Mama is an elementary school teacher and now that she is out for the summer we are starting to focus on things we want to get done around the house. There are some renovation projects–like we want to add some shelves in the laundry room–and then there is our oldest son, four-year-old B.
During the school year–when I am home with the kids–things kind of fall apart, or they stay just status quo, mainly because I am unwilling to take on anything new. I’m just trying to survive. Now, however, I want us to focus on things I’d like to see change. A primary reason is that we’ve got a quickly developing one-year-old who we could do a little better job with in some respects.
The first son is in some ways a trial run and I’m able to look back and see where I’ve erred. For instance, we’ve always bought him a toy when he wanted and really did not teach him to respect his possessions. As a result, he will leave them out on the back deck in the rain or out at night in the middle of the floor. I’d like to see this change–for one thing, I’m tired of stepping on them (actions figures and Hot Wheels are particularly painful), plus it seems like an important life lesson for B (to take care of what’s important to you)–and I want baby G to act differently as he grows older.

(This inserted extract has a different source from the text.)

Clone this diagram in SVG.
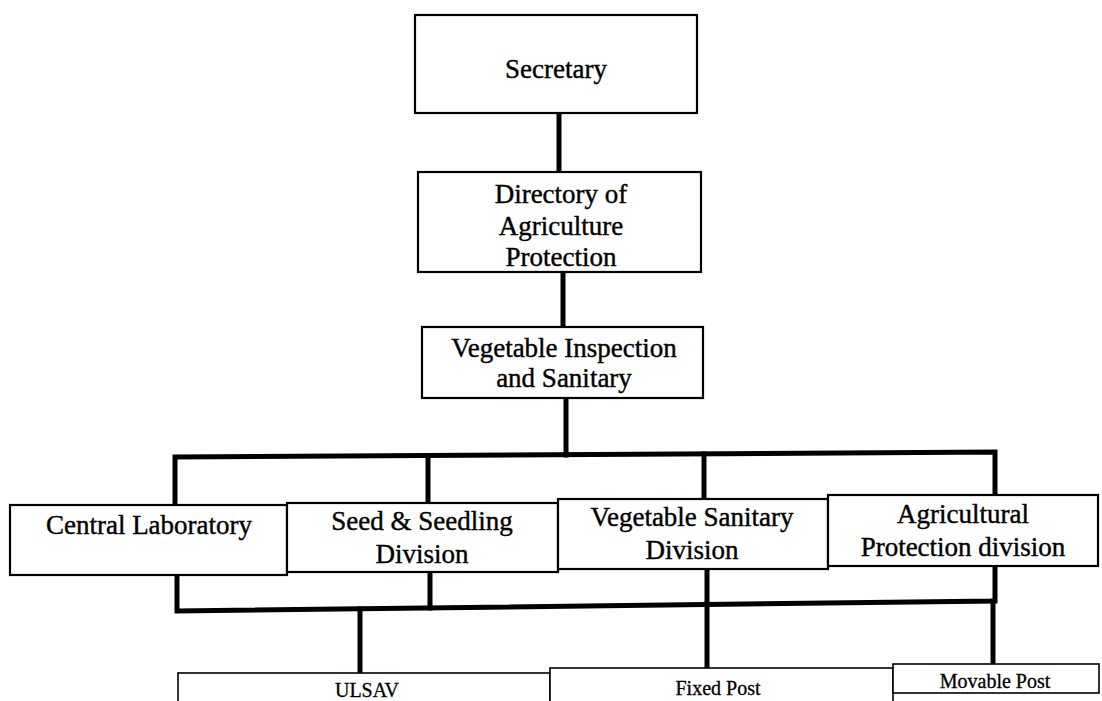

It won’t be easy–and possibly impossible?–but the tag team of Mama and me should be able to carry it out. Otherwise, we will live in a constant state of what is and what should never be.
From an early age–when toddler B was around two-and-a-half–I started to buy him whatever he wanted, and Mama soon followed. Mostly it was toys–which I often wanted myself–or candy or puzzles. Almost a year-and-a-half later we’re still doing it. It’s hard to say no to him and it’s fun to make him happy, but I’m also starting to realize the downside of it.
A couple of weeks ago, he received $5 in the mail from his Nana and Papa. As soon as he saw it, B said, “Let’s go spend it,” and off he and his Mama went to the Dollar Tree. The longer this goes on, though, the more I worry about it. How will we teach our son the value of money, and are we raising a future predatory capitalist. Does it even matter at this point?
I think it does at least on one level. Most parents are able to use the concept of an allowance as a real control measure. If you don’t do your chores, you won’t get your dollar or however much is doled out these days. However, my wife and I are so free with our limited funds when it comes to B that it might be hard to carry out something like that. The other day, I asked the old lady as much, and all she could do was shrug her shoulders. I wonder if it’s too late to start.